Francis used wild sex parties to coax Navy officers into steering ships to Pacific ports owned by his company, Glenn Marine Group. Prosecutors have charged 27 people, including 21 naval officers, in connection with the scandal. Seventeen of those people have pleaded guilty, including an active-duty admiral.
Hundreds of pages of court documents show Francis handed out numerous bribes, including concert tickets to Lady Gaga, said Mark Pletcher, the assistant U.S. attorney who has been handling the federal cases in San Diego.
Bribes included “lavish gifts, designer handbags and the services of prostitutes, counting into the hundreds of thousands of dollars,” Pletcher said.
Francis pleaded guilty in 2015. He has reportedly been working with prosecutors to provide evidence of a bribery scheme that dates back to at least the mid-2000s and involves dozens of naval officer and civilian contractors.
The case has not only been a major criminal matter; it has also been a public embarrassment for the Navy.
Television's "The Late Show" host Stephen Colbert riffed on the scandal during a monologue in March, just after a particularly embarrassing round of indictments that implicated officers from the USS Blue Ridge, the flagship vessel of Pacific Fleet.
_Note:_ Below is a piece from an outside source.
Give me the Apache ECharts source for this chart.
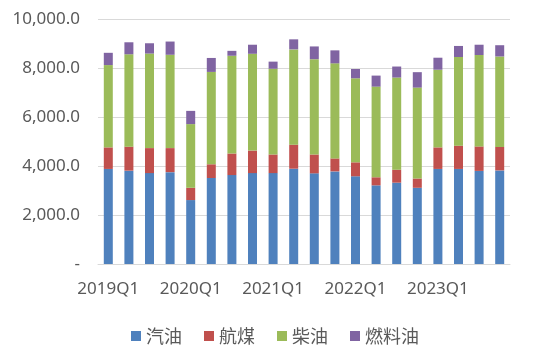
<!DOCTYPE html>
<html><head><meta charset="utf-8">
<script src="https://cdn.jsdelivr.net/npm/echarts@6/dist/echarts.min.js"></script>
<style>html,body{margin:0;padding:0;background:#fff}#c{width:550px;height:362px}</style>
</head><body><div id="c"></div>
<script>
const categories = ['2019Q1','2019Q2','2019Q3','2019Q4','2020Q1','2020Q2','2020Q3','2020Q4','2021Q1','2021Q2','2021Q3','2021Q4','2022Q1','2022Q2','2022Q3','2022Q4','2023Q1','2023Q2','2023Q3','2023Q4'];
const gasoline = [3880,3810,3710,3750,2610,3510,3630,3710,3710,3890,3700,3780,3580,3210,3320,3110,3880,3880,3800,3820];
const jetFuel = [880,980,1020,980,500,560,880,920,760,980,770,530,570,330,530,380,880,950,1000,960];
const diesel = [3360,3770,3860,3810,2600,3770,3990,3950,3500,3890,3890,3880,3430,3700,3760,3710,3170,3620,3730,3690];
const fuelOil = [500,490,420,540,540,570,200,370,290,410,520,530,380,450,450,630,490,450,420,460];
const seriesNames = ['汽油','航煤','柴油','燃料油'];
const colors = ['#4F81BD','#C0504D','#9BBB59','#8064A2'];
const yTicks = [0,2000,4000,6000,8000,10000];

const font = '"Noto Sans","Noto Sans CJK SC",sans-serif';
const chart = echarts.init(document.getElementById('c'), null, {renderer:'canvas'});
const dataArr = [gasoline, jetFuel, diesel, fuelOil];
chart.setOption({
  animation:false,
  color: colors,
  grid:{left:98,right:40,top:19,bottom:98},
  legend:{
    top:322, left:'center', itemWidth:10, itemHeight:10, itemGap:22,
    icon:'rect',
    textStyle:{fontFamily:'"Noto Sans CJK SC",sans-serif',fontSize:18,color:'#595959'},
    data: seriesNames
  },
  xAxis:{
    type:'category', data:categories,
    axisLine:{lineStyle:{color:'#D9D9D9',width:1}},
    axisTick:{show:false},
    axisLabel:{interval:3,fontFamily:font,fontSize:17,color:'#595959',margin:17}
  },
  yAxis:{
    type:'value', min:yTicks[0], max:yTicks[yTicks.length-1], interval:2000,
    axisLine:{show:false}, axisTick:{show:false},
    splitLine:{lineStyle:{color:'#D9D9D9',width:1}},
    axisLabel:{fontFamily:font,fontSize:17,color:'#595959',margin:18,
      formatter:v=> v===0 ? '-' : v.toLocaleString('en-US',{minimumFractionDigits:1,maximumFractionDigits:1})}
  },
  series: seriesNames.map((n,i)=>({
    name:n, type:'bar', stack:'total', barWidth:9, data:dataArr[i]
  }))
});
</script></body></html>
According to the indictment, a sex party at the Shangri La Hotel in Manila involved artifacts from Gen. Douglas MacArthur.
The embarrassment fueled the Navy’s new attention to ethics.
“We’re all human beings. We all face temptation,” said Tom Creely, who teaches ethics at the Naval War College. “A lot of times, people such as Fat Leonard, he tries to find people’s weakness.”
The Navy’s response is still a work in progress. Just now, the Navy is in the middle of scrapping a yearly ethics course that could be taken online. Instead, there will be face-to-face training to encourage an ongoing dialogue. Navy officials are also changing officer evaluations.
“The tearing-down forces all around us are severe, both inside and outside the military,” Chief of Naval Operations Adm. John Richardson said. “We just need to do everything we can to strengthen our people to resist those tearing-down forces so they remain on the road to becoming the leaders that we want.”
The Navy wants officers to prove they can counter those “tearing-down” forces. Beginning sometime this summer, evaluations will emphasize the character aspect of leadership. When officers come up for promotion, the Navy will screen them for ethical standards.
But military observers say making the shift is not as easy as it might sound, in part because of the culture of the Navy. When the scandal began in the mid-2000s, some officers were suspicious of Francis and tried to raise an alarm that he was overcharging the Navy. But Francis was able to maneuver around them, with help from other officers who are now under federal indictment.
“The current system fosters a sense of careerism. It does not pay to rock the boat,” said Dan Grazier, a national security specialist with the Project on Government Oversight.
He said the Navy needs to make it easier for officers to stand up to their superiors without risking their careers.
“If you’re the squeaky wheel, rather than getting greased, you’re probably going to be sledge hammered and thrown away,” Grazier said.
Paulene Shanks Kaurin teaches applied ethics at Pacific Lutheran University. Many of her students are in the military. She said the Navy is quick to put all the blame on individuals.
“And I think that’s problematic,” she said. “You don’t have these many individuals in a system, acting this way without an institution that makes that possible.”
She urges the Navy to dig deeper and examine its own culture, which produced so many officers who buckled under temptation. She said it could still be years before we know whether the Navy has solved the ethical crisis exposed by Fat Leonard.